AIM OF THE EXERCISE.
Report how many lines contain "this", with no other words.

──────── DATA ENTRIES ────────

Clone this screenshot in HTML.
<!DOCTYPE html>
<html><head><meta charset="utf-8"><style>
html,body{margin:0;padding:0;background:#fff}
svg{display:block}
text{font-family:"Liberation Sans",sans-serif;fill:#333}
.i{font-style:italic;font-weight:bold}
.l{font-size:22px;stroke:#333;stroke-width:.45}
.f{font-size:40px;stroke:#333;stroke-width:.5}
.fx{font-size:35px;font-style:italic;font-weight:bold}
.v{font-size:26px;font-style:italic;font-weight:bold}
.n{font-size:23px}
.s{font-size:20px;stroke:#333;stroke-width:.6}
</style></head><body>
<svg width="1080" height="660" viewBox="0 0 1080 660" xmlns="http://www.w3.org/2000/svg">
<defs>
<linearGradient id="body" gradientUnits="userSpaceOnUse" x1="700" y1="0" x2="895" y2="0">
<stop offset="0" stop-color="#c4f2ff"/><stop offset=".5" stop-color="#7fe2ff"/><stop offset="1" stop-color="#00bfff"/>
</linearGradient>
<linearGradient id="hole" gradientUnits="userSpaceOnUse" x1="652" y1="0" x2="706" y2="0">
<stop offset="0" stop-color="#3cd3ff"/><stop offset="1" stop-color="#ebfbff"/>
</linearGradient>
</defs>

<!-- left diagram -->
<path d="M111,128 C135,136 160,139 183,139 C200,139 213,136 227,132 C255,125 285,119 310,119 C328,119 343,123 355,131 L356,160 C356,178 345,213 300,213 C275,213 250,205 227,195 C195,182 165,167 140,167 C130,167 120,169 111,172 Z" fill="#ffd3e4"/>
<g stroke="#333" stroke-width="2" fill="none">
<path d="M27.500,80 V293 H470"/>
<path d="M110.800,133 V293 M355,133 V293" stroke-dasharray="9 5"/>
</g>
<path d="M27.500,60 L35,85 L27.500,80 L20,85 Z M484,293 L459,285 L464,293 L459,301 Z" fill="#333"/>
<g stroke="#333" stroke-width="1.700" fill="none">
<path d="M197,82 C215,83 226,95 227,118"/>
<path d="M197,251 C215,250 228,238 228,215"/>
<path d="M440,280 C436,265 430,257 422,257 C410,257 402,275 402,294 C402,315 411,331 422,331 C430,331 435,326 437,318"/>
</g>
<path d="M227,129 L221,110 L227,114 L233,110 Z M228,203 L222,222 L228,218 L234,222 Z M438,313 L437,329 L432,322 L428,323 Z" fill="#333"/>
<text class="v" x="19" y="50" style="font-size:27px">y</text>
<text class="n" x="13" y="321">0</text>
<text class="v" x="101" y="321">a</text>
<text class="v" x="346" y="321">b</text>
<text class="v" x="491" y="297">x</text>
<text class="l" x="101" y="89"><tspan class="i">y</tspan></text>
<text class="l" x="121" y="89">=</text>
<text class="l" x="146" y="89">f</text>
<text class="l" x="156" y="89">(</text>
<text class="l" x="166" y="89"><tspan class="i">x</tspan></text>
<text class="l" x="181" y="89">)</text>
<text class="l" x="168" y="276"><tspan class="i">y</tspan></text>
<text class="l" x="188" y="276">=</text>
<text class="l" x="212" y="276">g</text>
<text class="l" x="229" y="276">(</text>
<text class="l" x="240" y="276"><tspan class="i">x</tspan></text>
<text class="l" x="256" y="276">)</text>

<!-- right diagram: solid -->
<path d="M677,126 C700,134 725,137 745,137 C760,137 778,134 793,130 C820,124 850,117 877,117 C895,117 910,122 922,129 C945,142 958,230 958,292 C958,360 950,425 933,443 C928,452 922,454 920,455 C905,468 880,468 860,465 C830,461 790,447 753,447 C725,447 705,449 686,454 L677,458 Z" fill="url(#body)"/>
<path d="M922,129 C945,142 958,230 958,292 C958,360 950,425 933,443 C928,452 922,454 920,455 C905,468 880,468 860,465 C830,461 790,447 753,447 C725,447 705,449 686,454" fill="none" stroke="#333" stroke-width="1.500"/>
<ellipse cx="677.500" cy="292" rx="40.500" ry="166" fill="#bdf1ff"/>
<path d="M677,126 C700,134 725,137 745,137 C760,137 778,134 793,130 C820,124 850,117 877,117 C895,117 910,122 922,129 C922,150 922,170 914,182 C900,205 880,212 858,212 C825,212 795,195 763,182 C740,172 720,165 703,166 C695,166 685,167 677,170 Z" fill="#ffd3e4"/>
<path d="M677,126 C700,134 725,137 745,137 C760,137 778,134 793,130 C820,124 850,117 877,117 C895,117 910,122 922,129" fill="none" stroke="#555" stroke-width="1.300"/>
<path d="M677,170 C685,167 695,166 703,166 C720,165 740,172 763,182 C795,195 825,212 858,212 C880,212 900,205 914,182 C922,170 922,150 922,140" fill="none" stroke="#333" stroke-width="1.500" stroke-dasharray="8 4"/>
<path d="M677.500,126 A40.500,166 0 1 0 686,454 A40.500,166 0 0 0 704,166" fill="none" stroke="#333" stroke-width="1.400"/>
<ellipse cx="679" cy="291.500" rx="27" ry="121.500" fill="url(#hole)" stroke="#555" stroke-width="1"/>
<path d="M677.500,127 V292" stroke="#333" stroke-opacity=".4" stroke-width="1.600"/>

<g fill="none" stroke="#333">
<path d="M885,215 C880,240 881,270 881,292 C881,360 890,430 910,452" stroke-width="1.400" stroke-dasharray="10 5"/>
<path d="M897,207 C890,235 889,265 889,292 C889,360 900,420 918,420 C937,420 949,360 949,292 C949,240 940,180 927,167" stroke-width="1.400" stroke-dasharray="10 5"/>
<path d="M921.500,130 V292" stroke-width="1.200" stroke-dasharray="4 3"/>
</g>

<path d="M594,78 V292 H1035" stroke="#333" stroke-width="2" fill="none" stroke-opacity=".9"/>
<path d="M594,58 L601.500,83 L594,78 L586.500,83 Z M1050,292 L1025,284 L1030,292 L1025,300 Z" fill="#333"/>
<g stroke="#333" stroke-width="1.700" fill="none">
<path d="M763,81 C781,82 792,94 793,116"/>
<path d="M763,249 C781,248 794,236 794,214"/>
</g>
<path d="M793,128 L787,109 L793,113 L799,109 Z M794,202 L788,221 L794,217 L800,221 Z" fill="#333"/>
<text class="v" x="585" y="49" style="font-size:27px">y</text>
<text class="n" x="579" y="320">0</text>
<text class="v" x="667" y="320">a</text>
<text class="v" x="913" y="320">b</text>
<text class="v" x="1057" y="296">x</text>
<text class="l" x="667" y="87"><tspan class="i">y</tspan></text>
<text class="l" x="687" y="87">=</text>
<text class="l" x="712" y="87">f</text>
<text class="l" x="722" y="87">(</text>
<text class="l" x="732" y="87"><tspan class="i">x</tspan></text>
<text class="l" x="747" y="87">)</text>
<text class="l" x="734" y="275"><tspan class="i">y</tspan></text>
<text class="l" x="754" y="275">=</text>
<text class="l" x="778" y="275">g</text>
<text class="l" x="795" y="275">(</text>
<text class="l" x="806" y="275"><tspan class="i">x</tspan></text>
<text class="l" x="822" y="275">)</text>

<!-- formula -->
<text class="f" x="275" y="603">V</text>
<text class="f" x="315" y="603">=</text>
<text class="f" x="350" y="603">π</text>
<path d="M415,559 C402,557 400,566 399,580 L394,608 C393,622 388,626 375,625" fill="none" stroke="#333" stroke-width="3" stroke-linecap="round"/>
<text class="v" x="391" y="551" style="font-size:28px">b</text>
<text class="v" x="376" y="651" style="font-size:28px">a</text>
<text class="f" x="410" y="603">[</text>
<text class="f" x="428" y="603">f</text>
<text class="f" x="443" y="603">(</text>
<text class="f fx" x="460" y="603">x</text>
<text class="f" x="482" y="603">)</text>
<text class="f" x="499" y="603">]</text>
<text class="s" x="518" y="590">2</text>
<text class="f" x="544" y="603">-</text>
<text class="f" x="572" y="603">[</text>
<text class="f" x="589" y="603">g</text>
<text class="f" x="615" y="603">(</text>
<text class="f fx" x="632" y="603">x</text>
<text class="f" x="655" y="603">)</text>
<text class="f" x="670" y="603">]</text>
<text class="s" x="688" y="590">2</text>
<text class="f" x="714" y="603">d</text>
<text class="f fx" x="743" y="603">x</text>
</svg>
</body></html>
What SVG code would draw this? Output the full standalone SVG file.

────────

FINISHED TASK.
2